───── Supplied records ─────

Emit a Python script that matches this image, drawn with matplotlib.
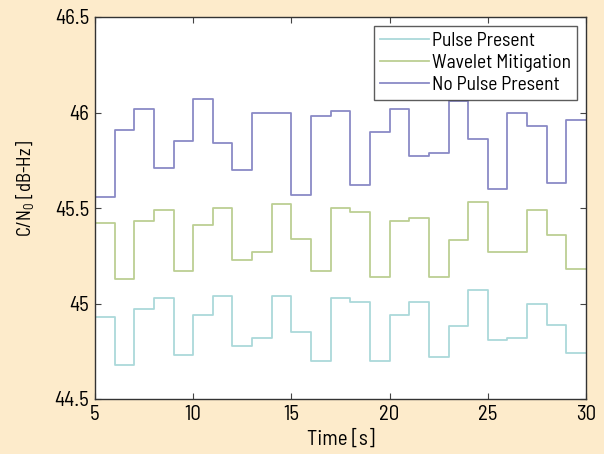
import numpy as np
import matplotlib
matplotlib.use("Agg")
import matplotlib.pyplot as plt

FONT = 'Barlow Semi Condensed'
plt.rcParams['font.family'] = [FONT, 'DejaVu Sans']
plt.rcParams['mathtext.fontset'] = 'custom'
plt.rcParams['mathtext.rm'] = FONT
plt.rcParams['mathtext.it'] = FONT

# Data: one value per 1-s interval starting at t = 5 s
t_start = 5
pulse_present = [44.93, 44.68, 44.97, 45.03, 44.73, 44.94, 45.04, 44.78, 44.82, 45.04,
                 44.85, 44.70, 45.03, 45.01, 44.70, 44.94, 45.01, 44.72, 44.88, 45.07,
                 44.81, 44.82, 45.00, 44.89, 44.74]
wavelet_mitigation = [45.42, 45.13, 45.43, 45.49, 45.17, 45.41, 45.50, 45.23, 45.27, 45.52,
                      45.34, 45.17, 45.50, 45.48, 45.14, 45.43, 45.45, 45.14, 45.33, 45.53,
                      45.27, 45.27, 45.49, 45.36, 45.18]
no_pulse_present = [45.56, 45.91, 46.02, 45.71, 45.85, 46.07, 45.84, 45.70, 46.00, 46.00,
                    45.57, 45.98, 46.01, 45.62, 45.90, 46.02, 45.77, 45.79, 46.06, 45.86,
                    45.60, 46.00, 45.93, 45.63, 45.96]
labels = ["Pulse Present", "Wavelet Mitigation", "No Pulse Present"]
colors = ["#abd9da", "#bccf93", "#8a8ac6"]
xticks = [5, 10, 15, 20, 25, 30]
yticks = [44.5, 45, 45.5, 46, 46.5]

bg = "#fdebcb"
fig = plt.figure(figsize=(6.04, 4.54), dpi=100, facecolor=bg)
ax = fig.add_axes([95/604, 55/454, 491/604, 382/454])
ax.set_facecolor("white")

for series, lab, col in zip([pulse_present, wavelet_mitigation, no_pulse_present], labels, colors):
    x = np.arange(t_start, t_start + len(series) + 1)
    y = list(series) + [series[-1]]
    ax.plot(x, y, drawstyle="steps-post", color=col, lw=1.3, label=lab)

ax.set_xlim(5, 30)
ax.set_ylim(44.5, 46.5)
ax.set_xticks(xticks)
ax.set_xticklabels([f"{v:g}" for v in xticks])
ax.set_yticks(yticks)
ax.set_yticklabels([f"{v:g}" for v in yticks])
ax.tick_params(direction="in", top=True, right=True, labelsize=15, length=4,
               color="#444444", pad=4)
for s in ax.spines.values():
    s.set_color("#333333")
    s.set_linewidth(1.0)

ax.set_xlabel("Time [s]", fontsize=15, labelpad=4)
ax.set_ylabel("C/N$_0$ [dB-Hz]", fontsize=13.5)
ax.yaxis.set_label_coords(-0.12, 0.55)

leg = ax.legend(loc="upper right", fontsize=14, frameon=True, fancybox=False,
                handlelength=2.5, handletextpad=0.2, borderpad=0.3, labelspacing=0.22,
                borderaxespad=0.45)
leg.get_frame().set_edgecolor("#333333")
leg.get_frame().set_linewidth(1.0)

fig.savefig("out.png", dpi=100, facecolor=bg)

─────
───── Supplied records ─────

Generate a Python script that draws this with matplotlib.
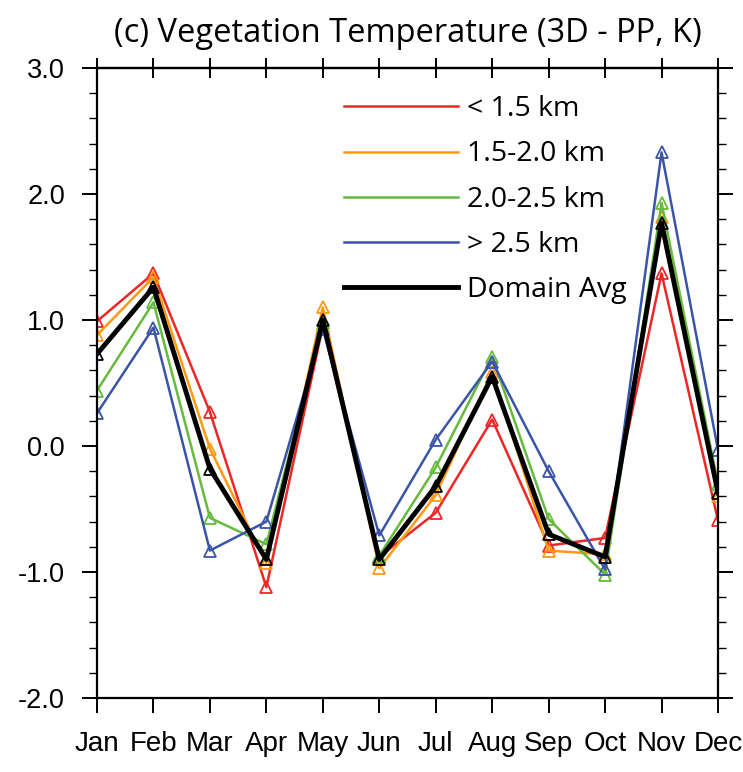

─────
───── Supplied records ─────

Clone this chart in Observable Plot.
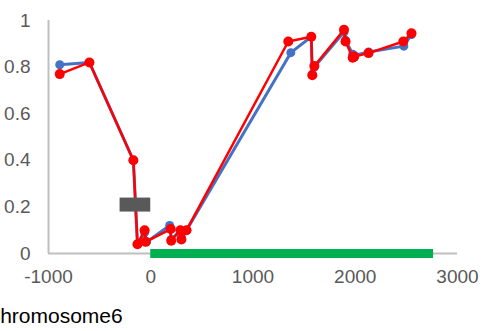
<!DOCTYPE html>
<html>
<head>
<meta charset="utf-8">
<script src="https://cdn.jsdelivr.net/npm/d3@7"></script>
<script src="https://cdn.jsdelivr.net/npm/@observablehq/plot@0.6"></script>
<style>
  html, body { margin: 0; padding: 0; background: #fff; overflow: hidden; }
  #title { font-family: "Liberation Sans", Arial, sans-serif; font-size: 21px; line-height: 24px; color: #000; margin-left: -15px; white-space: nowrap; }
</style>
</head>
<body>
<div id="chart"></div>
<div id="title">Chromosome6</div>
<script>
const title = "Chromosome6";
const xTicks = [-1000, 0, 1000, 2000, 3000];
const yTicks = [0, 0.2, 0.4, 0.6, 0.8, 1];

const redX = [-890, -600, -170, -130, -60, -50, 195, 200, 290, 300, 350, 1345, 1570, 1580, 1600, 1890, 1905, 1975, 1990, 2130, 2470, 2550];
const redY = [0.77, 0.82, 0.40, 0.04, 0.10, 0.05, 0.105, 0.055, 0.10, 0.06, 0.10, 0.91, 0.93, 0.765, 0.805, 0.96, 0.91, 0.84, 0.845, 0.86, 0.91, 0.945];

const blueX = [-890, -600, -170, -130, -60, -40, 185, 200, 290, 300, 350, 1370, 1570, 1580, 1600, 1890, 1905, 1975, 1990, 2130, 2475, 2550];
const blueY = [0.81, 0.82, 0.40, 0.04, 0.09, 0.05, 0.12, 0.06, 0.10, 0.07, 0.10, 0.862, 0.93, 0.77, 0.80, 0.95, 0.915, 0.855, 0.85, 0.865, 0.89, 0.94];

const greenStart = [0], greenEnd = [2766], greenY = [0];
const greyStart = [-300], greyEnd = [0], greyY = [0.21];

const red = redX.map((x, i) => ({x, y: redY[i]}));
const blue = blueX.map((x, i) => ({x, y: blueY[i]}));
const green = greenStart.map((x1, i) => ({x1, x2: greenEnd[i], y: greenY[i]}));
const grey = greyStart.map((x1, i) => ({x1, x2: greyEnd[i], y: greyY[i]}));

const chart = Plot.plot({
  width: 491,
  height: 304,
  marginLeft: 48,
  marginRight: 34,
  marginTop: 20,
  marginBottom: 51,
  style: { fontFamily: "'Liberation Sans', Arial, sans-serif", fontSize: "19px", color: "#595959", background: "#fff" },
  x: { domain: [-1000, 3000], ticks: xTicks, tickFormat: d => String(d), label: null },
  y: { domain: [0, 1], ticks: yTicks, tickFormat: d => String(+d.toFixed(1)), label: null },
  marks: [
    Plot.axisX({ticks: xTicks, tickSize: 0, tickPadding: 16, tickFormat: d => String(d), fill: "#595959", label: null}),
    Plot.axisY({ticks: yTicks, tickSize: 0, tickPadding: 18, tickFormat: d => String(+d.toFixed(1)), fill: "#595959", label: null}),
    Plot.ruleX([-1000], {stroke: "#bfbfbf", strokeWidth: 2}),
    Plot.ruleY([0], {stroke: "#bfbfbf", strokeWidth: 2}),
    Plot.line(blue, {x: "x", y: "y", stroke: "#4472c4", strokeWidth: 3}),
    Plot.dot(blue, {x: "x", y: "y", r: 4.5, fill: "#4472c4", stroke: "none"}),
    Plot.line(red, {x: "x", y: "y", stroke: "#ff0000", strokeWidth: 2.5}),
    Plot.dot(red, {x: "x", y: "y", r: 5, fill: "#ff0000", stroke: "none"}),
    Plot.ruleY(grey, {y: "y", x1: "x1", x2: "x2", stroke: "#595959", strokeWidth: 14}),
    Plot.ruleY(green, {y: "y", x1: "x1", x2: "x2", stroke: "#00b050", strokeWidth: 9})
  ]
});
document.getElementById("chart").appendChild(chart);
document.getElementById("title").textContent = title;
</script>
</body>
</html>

─────

Set down the lines running from the one with "Emit a Python" through the one with "plt.rcParams['mathtext.it'] = FONT", both ends kept, exactly and with no pictures.

_Response to this task_.
Emit a Python script that matches this image, drawn with matplotlib.
import numpy as np
import matplotlib
matplotlib.use("Agg")
import matplotlib.pyplot as plt

FONT = 'Barlow Semi Condensed'
plt.rcParams['font.family'] = [FONT, 'DejaVu Sans']
plt.rcParams['mathtext.fontset'] = 'custom'
plt.rcParams['mathtext.rm'] = FONT
plt.rcParams['mathtext.it'] = FONT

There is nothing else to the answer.